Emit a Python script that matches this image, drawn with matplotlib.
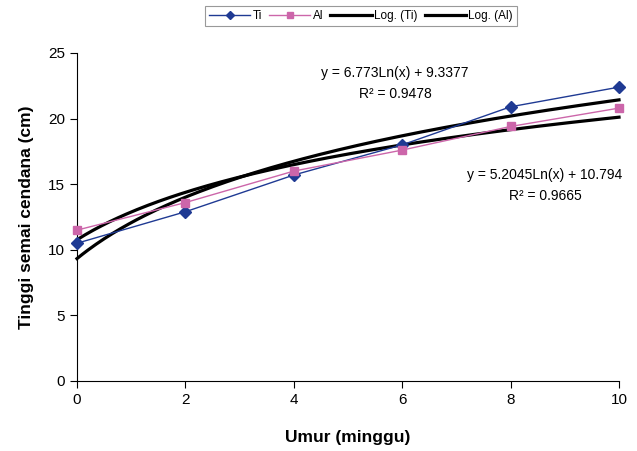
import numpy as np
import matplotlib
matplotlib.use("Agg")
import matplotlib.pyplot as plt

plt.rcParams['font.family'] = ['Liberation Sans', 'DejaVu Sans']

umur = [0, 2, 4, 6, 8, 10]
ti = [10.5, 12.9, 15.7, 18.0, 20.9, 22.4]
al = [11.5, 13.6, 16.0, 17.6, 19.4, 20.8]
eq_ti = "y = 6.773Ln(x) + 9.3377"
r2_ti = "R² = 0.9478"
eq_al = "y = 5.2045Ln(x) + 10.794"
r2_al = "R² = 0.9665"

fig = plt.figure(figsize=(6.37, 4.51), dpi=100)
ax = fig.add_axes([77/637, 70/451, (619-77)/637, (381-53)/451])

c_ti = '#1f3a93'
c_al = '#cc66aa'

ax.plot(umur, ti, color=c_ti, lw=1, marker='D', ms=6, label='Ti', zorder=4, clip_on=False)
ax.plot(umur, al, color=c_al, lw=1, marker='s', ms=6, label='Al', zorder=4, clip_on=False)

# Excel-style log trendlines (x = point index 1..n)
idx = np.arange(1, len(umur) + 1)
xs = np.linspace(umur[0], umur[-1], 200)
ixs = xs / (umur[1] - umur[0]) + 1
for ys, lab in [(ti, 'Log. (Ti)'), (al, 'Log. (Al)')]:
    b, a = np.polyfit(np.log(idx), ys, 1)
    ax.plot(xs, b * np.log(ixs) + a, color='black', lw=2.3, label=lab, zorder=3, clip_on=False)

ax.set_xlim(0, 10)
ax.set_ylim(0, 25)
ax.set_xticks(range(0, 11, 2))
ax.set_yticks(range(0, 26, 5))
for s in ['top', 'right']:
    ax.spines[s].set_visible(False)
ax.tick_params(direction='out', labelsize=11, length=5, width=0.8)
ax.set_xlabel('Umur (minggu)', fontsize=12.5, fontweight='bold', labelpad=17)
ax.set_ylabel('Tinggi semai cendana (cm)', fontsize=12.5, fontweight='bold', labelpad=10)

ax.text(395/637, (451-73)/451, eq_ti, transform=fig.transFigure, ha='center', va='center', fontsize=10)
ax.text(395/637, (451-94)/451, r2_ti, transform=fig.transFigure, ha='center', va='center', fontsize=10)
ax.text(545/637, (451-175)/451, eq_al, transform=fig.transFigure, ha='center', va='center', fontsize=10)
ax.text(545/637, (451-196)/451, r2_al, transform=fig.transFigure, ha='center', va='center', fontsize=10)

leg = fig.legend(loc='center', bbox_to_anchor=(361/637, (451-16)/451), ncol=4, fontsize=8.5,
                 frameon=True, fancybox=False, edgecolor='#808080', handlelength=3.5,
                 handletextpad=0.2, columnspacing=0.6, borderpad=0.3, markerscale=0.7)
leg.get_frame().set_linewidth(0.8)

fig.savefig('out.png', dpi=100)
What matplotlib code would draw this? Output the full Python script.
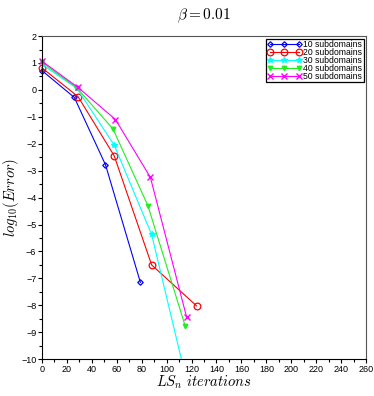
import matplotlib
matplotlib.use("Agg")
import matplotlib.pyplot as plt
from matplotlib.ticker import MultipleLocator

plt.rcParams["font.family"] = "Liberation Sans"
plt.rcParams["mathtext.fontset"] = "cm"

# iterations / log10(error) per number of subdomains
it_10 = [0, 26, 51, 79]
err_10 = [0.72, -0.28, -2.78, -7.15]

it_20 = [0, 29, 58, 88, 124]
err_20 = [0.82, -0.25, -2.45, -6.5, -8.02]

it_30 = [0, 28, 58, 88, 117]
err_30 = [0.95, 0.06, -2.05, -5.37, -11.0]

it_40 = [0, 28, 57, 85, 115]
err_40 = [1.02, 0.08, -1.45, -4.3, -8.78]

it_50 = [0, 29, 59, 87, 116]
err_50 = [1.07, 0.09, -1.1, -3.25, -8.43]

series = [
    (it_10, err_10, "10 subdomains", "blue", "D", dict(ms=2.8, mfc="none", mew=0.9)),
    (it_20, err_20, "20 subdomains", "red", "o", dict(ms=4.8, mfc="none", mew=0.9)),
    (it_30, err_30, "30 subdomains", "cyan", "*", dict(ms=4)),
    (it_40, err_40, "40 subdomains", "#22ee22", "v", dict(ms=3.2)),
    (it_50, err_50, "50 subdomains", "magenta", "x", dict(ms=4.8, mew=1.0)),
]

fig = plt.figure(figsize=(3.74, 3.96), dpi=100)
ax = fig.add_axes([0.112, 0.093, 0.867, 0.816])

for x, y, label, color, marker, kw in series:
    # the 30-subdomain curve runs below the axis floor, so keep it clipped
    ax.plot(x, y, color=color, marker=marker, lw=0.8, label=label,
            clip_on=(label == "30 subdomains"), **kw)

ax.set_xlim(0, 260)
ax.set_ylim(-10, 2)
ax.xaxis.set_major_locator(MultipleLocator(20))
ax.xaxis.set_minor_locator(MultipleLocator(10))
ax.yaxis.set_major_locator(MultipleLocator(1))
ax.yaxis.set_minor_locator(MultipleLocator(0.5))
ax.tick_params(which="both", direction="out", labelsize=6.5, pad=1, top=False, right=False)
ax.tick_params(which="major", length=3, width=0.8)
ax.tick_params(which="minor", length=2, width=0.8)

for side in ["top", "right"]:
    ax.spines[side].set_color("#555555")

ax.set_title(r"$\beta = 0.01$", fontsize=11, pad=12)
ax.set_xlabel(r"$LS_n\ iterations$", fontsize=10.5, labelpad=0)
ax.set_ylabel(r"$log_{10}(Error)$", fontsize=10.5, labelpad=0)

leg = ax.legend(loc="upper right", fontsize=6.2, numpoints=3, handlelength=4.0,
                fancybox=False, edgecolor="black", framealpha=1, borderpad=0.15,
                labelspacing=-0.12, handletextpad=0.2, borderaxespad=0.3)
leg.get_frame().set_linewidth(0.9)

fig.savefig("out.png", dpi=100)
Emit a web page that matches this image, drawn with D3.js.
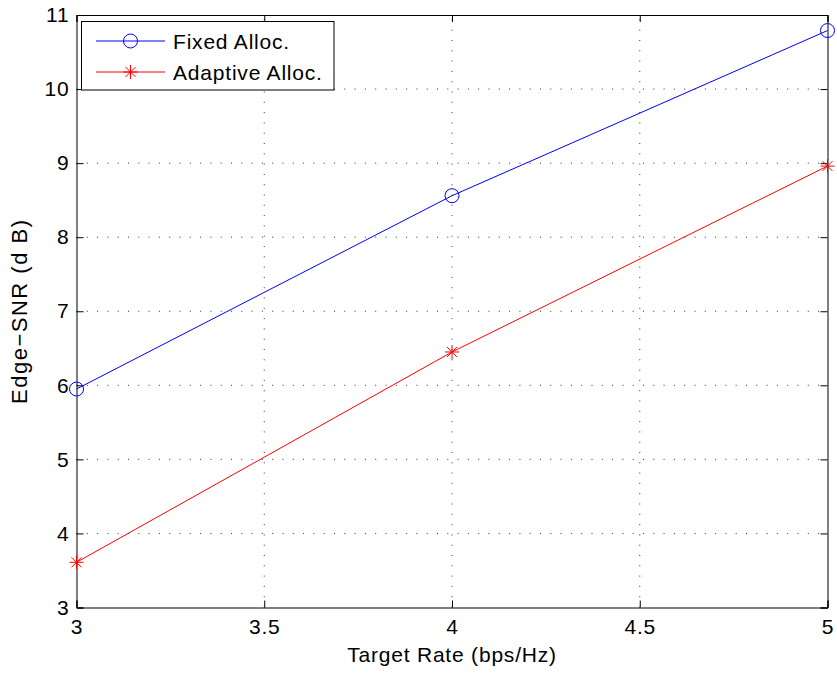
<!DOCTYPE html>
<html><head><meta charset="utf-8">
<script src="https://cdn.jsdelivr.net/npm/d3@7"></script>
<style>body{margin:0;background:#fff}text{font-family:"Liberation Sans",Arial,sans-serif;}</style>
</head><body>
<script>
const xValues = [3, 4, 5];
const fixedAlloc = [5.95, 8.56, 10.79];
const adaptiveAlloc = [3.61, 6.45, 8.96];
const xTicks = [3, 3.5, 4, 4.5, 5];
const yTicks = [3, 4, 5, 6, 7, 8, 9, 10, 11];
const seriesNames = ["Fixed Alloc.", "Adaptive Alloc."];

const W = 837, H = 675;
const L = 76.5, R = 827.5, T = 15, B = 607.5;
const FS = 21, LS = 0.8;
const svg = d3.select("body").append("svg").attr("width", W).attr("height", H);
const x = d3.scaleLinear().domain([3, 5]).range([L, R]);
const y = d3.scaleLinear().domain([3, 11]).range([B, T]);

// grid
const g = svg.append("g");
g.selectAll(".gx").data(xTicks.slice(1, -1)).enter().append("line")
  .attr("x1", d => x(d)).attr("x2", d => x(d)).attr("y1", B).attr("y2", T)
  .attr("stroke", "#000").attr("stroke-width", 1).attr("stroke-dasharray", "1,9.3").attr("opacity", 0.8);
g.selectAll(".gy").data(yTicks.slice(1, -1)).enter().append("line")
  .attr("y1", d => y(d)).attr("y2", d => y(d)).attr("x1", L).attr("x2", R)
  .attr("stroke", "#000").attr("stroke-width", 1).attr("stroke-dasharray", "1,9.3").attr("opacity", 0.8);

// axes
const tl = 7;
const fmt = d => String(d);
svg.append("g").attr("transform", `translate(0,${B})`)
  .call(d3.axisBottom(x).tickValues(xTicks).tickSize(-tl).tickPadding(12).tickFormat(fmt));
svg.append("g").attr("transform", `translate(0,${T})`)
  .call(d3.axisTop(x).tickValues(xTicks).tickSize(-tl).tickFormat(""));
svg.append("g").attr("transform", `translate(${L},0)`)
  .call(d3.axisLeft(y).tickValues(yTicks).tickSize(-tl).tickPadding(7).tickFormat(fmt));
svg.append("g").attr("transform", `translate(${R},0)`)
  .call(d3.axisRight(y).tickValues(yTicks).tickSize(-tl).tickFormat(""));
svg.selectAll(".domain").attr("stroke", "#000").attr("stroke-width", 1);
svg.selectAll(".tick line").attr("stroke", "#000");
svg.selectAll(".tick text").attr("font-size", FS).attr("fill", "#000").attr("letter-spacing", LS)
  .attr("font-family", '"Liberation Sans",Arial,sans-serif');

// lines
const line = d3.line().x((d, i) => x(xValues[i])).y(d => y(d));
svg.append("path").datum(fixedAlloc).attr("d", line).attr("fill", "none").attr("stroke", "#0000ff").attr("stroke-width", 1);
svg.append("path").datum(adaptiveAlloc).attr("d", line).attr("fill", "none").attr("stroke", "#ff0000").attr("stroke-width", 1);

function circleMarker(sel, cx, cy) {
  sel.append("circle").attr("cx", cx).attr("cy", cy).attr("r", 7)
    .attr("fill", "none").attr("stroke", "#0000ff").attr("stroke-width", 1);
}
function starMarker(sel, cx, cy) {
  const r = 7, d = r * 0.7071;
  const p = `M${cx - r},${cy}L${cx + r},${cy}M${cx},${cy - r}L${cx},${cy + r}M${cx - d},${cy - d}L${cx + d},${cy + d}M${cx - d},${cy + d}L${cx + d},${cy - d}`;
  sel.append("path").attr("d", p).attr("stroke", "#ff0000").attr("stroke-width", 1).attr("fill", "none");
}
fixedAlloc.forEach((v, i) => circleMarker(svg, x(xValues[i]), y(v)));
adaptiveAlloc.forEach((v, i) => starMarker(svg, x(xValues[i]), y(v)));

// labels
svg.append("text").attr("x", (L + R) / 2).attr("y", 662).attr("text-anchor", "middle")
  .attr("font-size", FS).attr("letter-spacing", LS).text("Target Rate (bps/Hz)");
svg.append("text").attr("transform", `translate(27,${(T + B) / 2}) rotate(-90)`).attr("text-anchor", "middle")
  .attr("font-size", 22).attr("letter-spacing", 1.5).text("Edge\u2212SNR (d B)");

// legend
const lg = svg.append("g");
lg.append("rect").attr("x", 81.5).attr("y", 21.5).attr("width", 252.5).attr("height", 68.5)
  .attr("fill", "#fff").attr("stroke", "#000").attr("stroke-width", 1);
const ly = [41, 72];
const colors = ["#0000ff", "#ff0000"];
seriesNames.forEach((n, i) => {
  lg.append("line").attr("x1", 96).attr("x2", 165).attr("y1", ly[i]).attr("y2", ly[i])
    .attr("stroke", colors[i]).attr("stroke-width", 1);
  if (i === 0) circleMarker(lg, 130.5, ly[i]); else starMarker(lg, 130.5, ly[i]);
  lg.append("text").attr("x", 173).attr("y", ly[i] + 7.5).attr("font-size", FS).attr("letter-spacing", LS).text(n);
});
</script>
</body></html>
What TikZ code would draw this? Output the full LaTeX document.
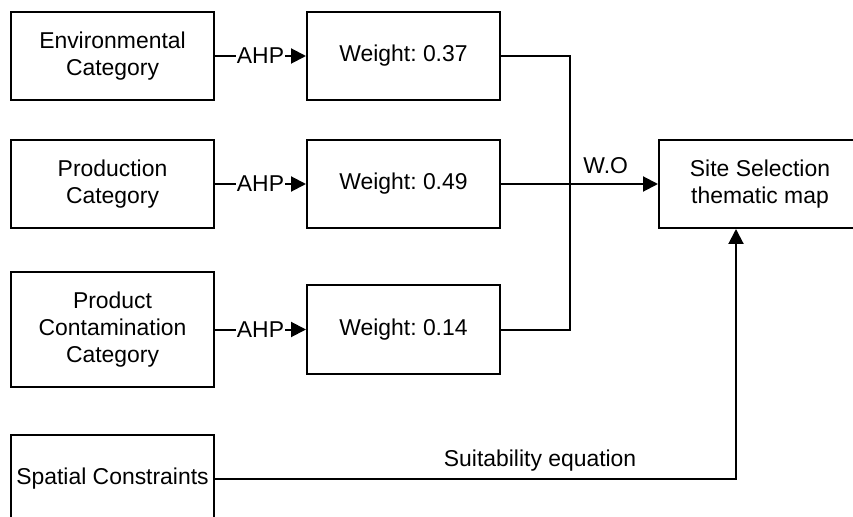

• • • • • • •

## Set problem
All lines from the start of the entries above through the line containing "plt.rcParams['font.family'] = ['Liberation" are to be given again exactly; the pictures are not.

## Response below
Emit a Python script that matches this image, drawn with matplotlib.
import numpy as np
import matplotlib
matplotlib.use("Agg")
import matplotlib.pyplot as plt

plt.rcParams['font.family'] = ['Liberation Sans', 'DejaVu Sans']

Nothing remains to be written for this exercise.